As in Penelope Cruz.
See what we did there?
19. Matt Kuchar: Kuch has finished 15th and 28th on the money list the last two years and 2016 was the first year since 2011 that he didn't have a top ten in a major. At 38, he's not getting any younger or longer off the tee so there has to be some reasonable concern but his overall consistency still makes him top twenty caliber. As does his smile which warms you like two $7 bottles of Merlot on a cold winter night. Only not from the inside, and without the skull splitting hangover.

20. Jon Rahm: We need another dose of new blood in our top twenty and Rahm is going to be a stud. He played nine events in 2016, contended for the win in two of them and added a T23rd at the U.S. Open. He could be the next in a long line of great Spanish artists on and off the course like Picasso, Gaudi, Ballesteros and Cruz.          

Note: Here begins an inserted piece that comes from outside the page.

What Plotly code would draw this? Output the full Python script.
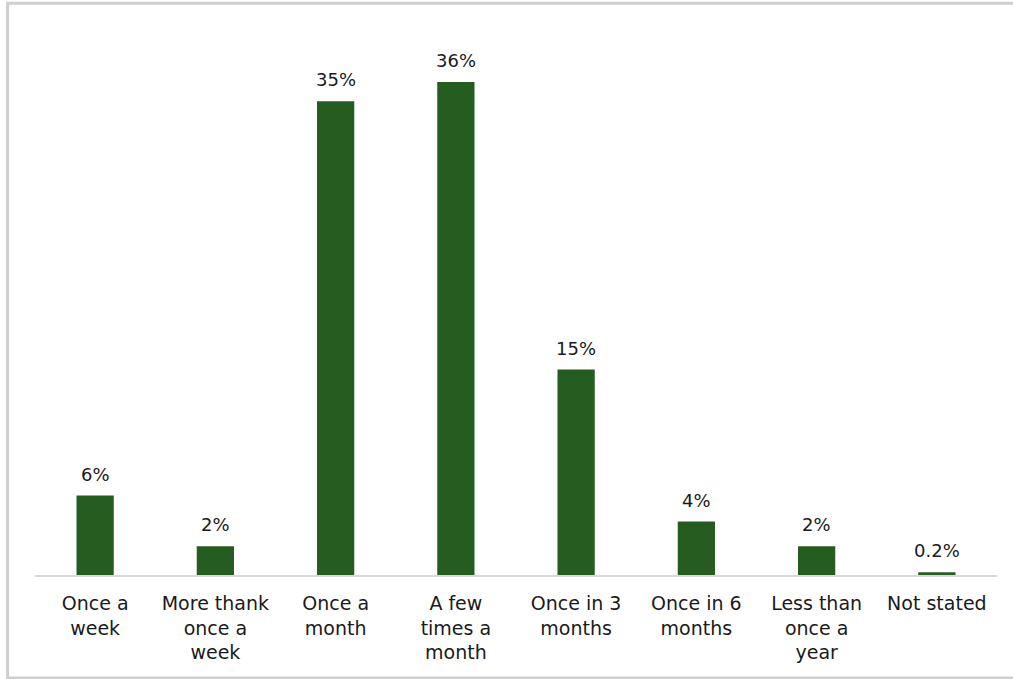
import plotly.graph_objects as go

categories = ["Once a<br>week", "More thank<br>once a<br>week", "Once a<br>month",
              "A few<br>times a<br>month", "Once in 3<br>months", "Once in 6<br>months",
              "Less than<br>once a<br>year", "Not stated"]
values = [5.8, 2.1, 34.6, 36.0, 15.0, 3.9, 2.1, 0.2]
labels = ["6%", "2%", "35%", "36%", "15%", "4%", "2%", "0.2%"]

FONT = "DejaVu Sans"
fig = go.Figure()
fig.add_trace(go.Bar(x=categories, y=values, marker=dict(color="#245D1F", line=dict(width=0)),
                     width=0.31, hoverinfo="skip"))

for c, v, t in zip(categories, values, labels):
    fig.add_annotation(x=c, y=v, text=t, showarrow=False, yanchor="bottom", yshift=9,
                       font=dict(family=FONT, size=18, color="#1a1a1a"))

fig.add_shape(type="rect", xref="paper", yref="paper", x0=-0.0285, x1=1.03, y0=-0.189, y1=1.049,
              line=dict(color="#cfcfcf", width=3), layer="below")

fig.update_layout(
    width=1013, height=679,
    margin=dict(l=35, r=16, t=30, b=104),
    paper_bgcolor="white", plot_bgcolor="white",
    showlegend=False,
    font=dict(family=FONT, size=18, color="#1a1a1a"),
)
fig.update_xaxes(showline=True, linecolor="#d9d9d9", linewidth=2, ticks="", showgrid=False,
                 tickfont=dict(family=FONT, size=19, color="#1a1a1a"), ticklabelstandoff=10)
fig.update_yaxes(visible=False, range=[0, 39.8], showgrid=False, zeroline=False)

fig.write_html("out.html", config={"displayModeBar": False},
               post_script="document.body.style.margin='0';document.body.style.overflow='hidden';")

And that's it. That's the list. Obviously we've left some big names out of the equation but that's what happens when the talent pool gets this deep. Some guys weren't worth the injury risk (Justin Rose, Jim Furyk and Brandt Snedeker). Some seemed like they may have overachieved last year (Kevin Chappell, Russell Knox and Si Woo Kim). And some we just couldn't fit despite their top twenty credentials (Zach Johnson, Ryan Moore, Kevin Na and Kevin Kisner). We'll call those guys our 21-30 in no particular order and with that, we say goodbye until next time. Whenever the hell that might be.    

Footnote

From this point on, we will be deriving inspiration from the Bulwer-Lytton Fiction Contest Winners. If you've never given this website a look, I'd highly recommend it for lines like this 2015 winner in the romance category: "Claire had more daddy issues than a Boy’s Life magazine published in the late 1970s, but she was a perfect match for Donald, whose personality was vaguely sticky, like the outside of a squeezable honey container or anything handled by a three-year-old."